Dr John Crichton is appealing for the more wide-spread production and sale of blunt-tipped knives in a bid to reduce Scottish homicide rates. Knives are known as the most commonly used murder weapon.
The Scottish forensic scientist is best known as one of the key witnesses for the prosecution against Theresa Riggi. The US-born defendant stood trial for the murder of her three children and was convicted for stabbing them to death. The crime took place in Edinburgh in August 2010.
According to Crichton, blunt-tipped knives can be as effective in the kitchen as those with pointed blades, but are less likely to be used as weapons, the Scotsman reports. If people have harder access to potentially lethal tools, murder rates in Scotland could be reduced, Crichton argues. He points out that Riggi originally intended to kill her family with gas but chose kitchen knives as an easier option.

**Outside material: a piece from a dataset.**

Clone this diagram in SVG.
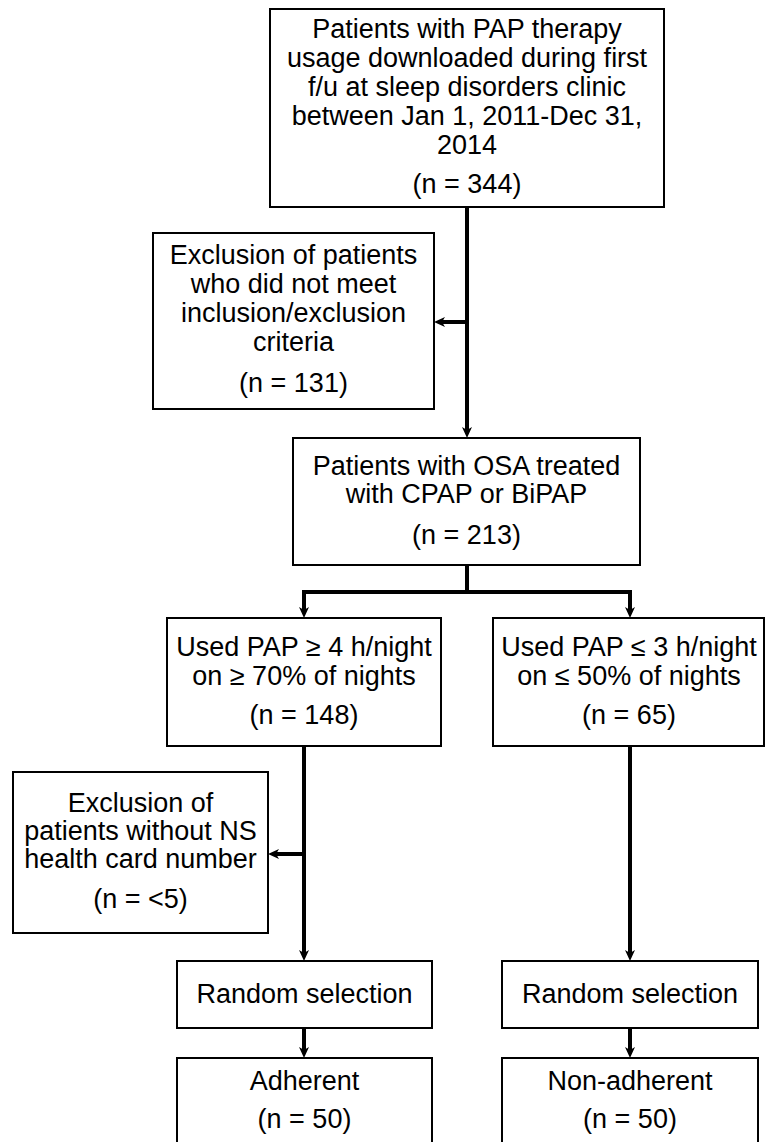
<svg xmlns="http://www.w3.org/2000/svg" width="766" height="1142" viewBox="0 0 766 1142">
  <style>
    .box { fill: #ffffff; stroke: #000000; stroke-width: 2; }
    .t { font-family: "Liberation Sans", Arial, sans-serif; font-size: 27px; fill: #000000; text-anchor: middle; }
    .c { stroke: #000000; stroke-width: 4; fill: none; }
  </style>
  <defs>
    <marker id="ah" markerUnits="userSpaceOnUse" viewBox="0 0 12 12" markerWidth="12" markerHeight="12" refX="3" refY="6" orient="auto">
      <path d="M0,1 L11,6 L0,11 L3,6 Z" fill="#000000"/>
    </marker>
  </defs>
  <rect width="766" height="1142" fill="#ffffff"/>

  <g id="connectors">
    <line class="c" x1="467" y1="208" x2="467" y2="430" marker-end="url(#ah)"/>
    <line class="c" x1="467" y1="322" x2="442" y2="322" marker-end="url(#ah)"/>
    <line class="c" x1="467" y1="566" x2="467" y2="592"/>
    <line class="c" x1="302" y1="592" x2="632" y2="592"/>
    <line class="c" x1="304" y1="592" x2="304" y2="610" marker-end="url(#ah)"/>
    <line class="c" x1="630" y1="592" x2="630" y2="610" marker-end="url(#ah)"/>
    <line class="c" x1="304" y1="747" x2="304" y2="953" marker-end="url(#ah)"/>
    <line class="c" x1="304" y1="854" x2="276" y2="854" marker-end="url(#ah)"/>
    <line class="c" x1="630" y1="747" x2="630" y2="953" marker-end="url(#ah)"/>
    <line class="c" x1="304" y1="1029" x2="304" y2="1050" marker-end="url(#ah)"/>
    <line class="c" x1="630" y1="1029" x2="630" y2="1050" marker-end="url(#ah)"/>
  </g>

  <g id="n-start">
    <rect class="box" x="270" y="9" width="394" height="198"/>
    <text class="t" x="467" y="38">Patients with PAP therapy</text>
    <text class="t" x="467" y="67">usage downloaded during first</text>
    <text class="t" x="467" y="96">f/u at sleep disorders clinic</text>
    <text class="t" x="467" y="125">between Jan 1, 2011-Dec 31,</text>
    <text class="t" x="467" y="154">2014</text>
    <text class="t" x="467" y="193">(n = 344)</text>
  </g>

  <g id="n-excl1">
    <rect class="box" x="153" y="233" width="281" height="176"/>
    <text class="t" x="293.5" y="264">Exclusion of patients</text>
    <text class="t" x="293.5" y="293">who did not meet</text>
    <text class="t" x="293.5" y="322">inclusion/exclusion</text>
    <text class="t" x="293.5" y="351">criteria</text>
    <text class="t" x="293.5" y="392">(n = 131)</text>
  </g>

  <g id="n-osa">
    <rect class="box" x="293" y="438" width="347" height="127"/>
    <text class="t" x="466.5" y="475">Patients with OSA treated</text>
    <text class="t" x="466.5" y="503">with CPAP or BiPAP</text>
    <text class="t" x="466.5" y="544">(n = 213)</text>
  </g>

  <g id="n-high">
    <rect class="box" x="167" y="618" width="274" height="128"/>
    <text class="t" x="304" y="656">Used PAP ≥ 4 h/night</text>
    <text class="t" x="304" y="685">on ≥ 70% of nights</text>
    <text class="t" x="304" y="724">(n = 148)</text>
  </g>

  <g id="n-low">
    <rect class="box" x="493" y="618" width="271" height="128"/>
    <text class="t" x="629" y="656">Used PAP ≤ 3 h/night</text>
    <text class="t" x="629" y="685">on ≤ 50% of nights</text>
    <text class="t" x="629" y="724">(n = 65)</text>
  </g>

  <g id="n-excl2">
    <rect class="box" x="13" y="772" width="255" height="161"/>
    <text class="t" x="140.5" y="812">Exclusion of</text>
    <text class="t" x="140.5" y="840">patients without NS</text>
    <text class="t" x="140.5" y="868">health card number</text>
    <text class="t" x="140.5" y="908">(n = &lt;5)</text>
  </g>

  <g id="n-rand-left">
    <rect class="box" x="177" y="961" width="255" height="67"/>
    <text class="t" x="304.5" y="1003">Random selection</text>
  </g>

  <g id="n-rand-right">
    <rect class="box" x="502" y="961" width="256" height="67"/>
    <text class="t" x="630" y="1003">Random selection</text>
  </g>

  <g id="n-adherent">
    <rect class="box" x="177" y="1058" width="255" height="100"/>
    <text class="t" x="304.5" y="1090">Adherent</text>
    <text class="t" x="304.5" y="1128">(n = 50)</text>
  </g>

  <g id="n-nonadherent">
    <rect class="box" x="502" y="1058" width="256" height="100"/>
    <text class="t" x="630" y="1090">Non-adherent</text>
    <text class="t" x="630" y="1128">(n = 50)</text>
  </g>
</svg>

The Scottish scientist, who argues the case for blunt-tipped knives in the Journal of Forensic and Legal Medicine, believes that murder rates could be reduced by introducing controlled access to pointed knives for certain groups – for example people with a recent knife offence on their record. This would be similar to measures which have helped bring down suicide rates in the UK; research has shown that the number of suicides declined after kitchen cookers started using natural gas instead of coal gas and restrictions were imposed on the amount of paracetamol people can buy at any one time. It may be possible to achieve a similar effect on murder rates if access to pointed knives is a bit more difficult, Crichton concludes.